§ DATA EXTRACT:

##############################

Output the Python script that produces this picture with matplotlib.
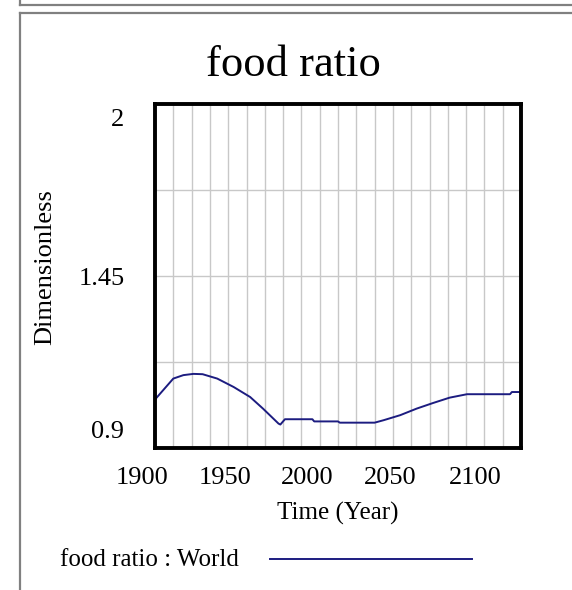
import matplotlib.pyplot as plt
from matplotlib.lines import Line2D
import matplotlib.transforms as mtransforms

# data
years = [1900, 1910, 1915.5, 1921, 1926, 1934, 1943, 1952, 1959, 1967.5, 1968.5,
         1971, 1986, 1987, 2000, 2001, 2020, 2025, 2034, 2043, 2052, 2061,
         2070.5, 2094, 2095, 2100]
food_ratio = [1.055, 1.122, 1.133, 1.137, 1.136, 1.122, 1.095, 1.063, 1.026, 0.978, 0.975,
              0.992, 0.992, 0.985, 0.985, 0.981, 0.981, 0.989, 1.005, 1.026, 1.044, 1.061,
              1.072, 1.072, 1.079, 1.079]
xticks = [1900, 1950, 2000, 2050, 2100]
yticks = [0.9, 1.45, 2]
ytick_labels = ['0.9', '1.45', '2']

plt.rcParams['font.family'] = ['Liberation Serif', 'DejaVu Serif']

fig = plt.figure(figsize=(5.72, 5.90), dpi=100)
W, H = 572, 590
ax = fig.add_axes([155 / W, 1 - 448 / H, (521 - 155) / W, (448 - 104) / H])

line, = ax.plot(years, food_ratio, color='#1c1c80', lw=1.4)

ax.set_xlim(1900, 2100)
ax.set_ylim(0.9, 2)

ax.set_xticks(xticks)
ax.set_xticklabels([str(x) for x in xticks], fontsize=19)
ax.set_yticks(yticks)
ax.set_yticklabels(ytick_labels, fontsize=19)

# grid: every 10 years, quarter steps on y
ax.set_xticks(range(1900, 2101, 10), minor=True)
ax.set_yticks([0.9 + 0.275 * i for i in range(5)], minor=True)
ax.grid(which='both', color='#c8c8c8', lw=1.0)
ax.tick_params(which='both', length=0)
ax.tick_params(axis='x', pad=14)
ax.tick_params(axis='y', pad=22)

# vensim style label shifts (pixels)
x_shift = [-13, -21, -31, -39, -46]
for lab, dx in zip(ax.get_xticklabels(), x_shift):
    lab.set_transform(lab.get_transform() + mtransforms.ScaledTranslation(dx / 100, 0, fig.dpi_scale_trans))
y_shift = [18, 0, -13]
for lab, dy in zip(ax.get_yticklabels(), y_shift):
    lab.set_transform(lab.get_transform() + mtransforms.ScaledTranslation(0, dy / 100, fig.dpi_scale_trans))

for s in ax.spines.values():
    s.set_linewidth(2.8)
    s.set_color('black')

ax.set_xlabel('Time (Year)', fontsize=18, labelpad=9)
fig.text(45 / W, 1 - 267 / H, 'Dimensionless', rotation=90, fontsize=19,
         ha='center', va='center')
fig.text(293 / W, 1 - 65 / H, 'food ratio', fontsize=32, ha='center', va='center')

# legend row
fig.text(60 / W, 1 - 560 / H, 'food ratio : World', fontsize=18, ha='left', va='center')
fig.add_artist(Line2D([270 / W, 472 / W], [1 - 559 / H, 1 - 559 / H],
                      color=line.get_color(), lw=line.get_linewidth()))

# window frame
frame = '#808080'
fig.add_artist(Line2D([20 / W, 1], [1 - 5 / H, 1 - 5 / H], color=frame, lw=1.6))
fig.add_artist(Line2D([20 / W, 1], [1 - 13 / H, 1 - 13 / H], color=frame, lw=1.6))
fig.add_artist(Line2D([20 / W, 20 / W], [1, 1 - 5 / H], color=frame, lw=1.6))
fig.add_artist(Line2D([20 / W, 20 / W], [1 - 13 / H, 0], color=frame, lw=1.6))

fig.savefig('out.png', dpi=100)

##############################

§ WHAT THE TASK REQUIRES:
Extract the lines exactly, please: the first line of the listing, the line with "import matplotlib.transforms as mtransforms", and every line between them, but no pictures.

§ SOLUTION TO THE EXERCISE:
Output the Python script that produces this picture with matplotlib.
import matplotlib.pyplot as plt
from matplotlib.lines import Line2D
import matplotlib.transforms as mtransforms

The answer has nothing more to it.